▶ **Given information**
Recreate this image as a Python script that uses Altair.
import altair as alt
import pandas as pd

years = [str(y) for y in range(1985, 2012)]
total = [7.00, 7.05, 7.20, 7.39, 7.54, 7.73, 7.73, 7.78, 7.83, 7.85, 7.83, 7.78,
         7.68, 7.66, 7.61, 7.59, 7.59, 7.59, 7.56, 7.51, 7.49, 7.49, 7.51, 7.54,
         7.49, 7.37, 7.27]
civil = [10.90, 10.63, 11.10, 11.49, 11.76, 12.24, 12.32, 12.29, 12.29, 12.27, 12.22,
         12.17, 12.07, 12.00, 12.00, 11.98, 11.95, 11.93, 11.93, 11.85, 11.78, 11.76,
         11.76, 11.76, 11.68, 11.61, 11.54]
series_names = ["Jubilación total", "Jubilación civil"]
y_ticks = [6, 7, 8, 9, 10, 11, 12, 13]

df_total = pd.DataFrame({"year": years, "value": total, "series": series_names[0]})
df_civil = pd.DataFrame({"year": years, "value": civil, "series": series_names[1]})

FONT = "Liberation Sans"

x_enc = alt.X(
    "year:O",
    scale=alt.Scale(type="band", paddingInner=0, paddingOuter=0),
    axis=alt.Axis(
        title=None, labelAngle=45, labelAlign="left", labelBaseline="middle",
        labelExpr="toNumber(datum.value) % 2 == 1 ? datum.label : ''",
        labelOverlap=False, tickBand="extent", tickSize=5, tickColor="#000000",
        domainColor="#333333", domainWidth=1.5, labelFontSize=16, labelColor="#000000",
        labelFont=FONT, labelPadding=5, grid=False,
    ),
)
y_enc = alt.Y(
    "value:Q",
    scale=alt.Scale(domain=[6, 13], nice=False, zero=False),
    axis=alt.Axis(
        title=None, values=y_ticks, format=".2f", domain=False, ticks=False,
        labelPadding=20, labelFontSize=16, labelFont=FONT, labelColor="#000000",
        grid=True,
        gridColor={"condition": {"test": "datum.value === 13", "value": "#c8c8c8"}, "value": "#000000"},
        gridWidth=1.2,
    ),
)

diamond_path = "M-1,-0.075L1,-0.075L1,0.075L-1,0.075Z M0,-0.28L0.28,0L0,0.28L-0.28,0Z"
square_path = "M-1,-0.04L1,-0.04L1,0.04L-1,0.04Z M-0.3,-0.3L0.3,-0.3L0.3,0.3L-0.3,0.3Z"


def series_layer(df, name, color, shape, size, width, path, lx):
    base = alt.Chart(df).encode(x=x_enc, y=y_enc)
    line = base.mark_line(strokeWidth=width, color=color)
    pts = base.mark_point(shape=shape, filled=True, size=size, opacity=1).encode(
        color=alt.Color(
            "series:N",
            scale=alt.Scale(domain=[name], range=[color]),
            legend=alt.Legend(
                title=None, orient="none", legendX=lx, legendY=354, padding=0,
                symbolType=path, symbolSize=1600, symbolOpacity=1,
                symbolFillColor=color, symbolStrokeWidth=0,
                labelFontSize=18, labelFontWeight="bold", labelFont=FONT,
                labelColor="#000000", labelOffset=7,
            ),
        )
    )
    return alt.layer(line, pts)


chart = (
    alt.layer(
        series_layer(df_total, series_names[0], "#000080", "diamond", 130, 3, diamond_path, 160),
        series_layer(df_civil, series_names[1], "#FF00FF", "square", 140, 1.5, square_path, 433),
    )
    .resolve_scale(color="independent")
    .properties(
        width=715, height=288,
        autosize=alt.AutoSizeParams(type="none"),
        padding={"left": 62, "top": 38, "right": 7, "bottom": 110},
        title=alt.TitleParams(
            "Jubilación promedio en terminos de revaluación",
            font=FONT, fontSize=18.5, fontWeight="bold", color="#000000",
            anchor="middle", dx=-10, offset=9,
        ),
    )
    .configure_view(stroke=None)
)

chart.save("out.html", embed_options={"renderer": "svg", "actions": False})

▶ **Required task**
Restate the listing exactly, starting at its first line and ending at the line where "import pandas as pd" occurs; include both and no other lines.

▶ **The completed task**
Recreate this image as a Python script that uses Altair.
import altair as alt
import pandas as pd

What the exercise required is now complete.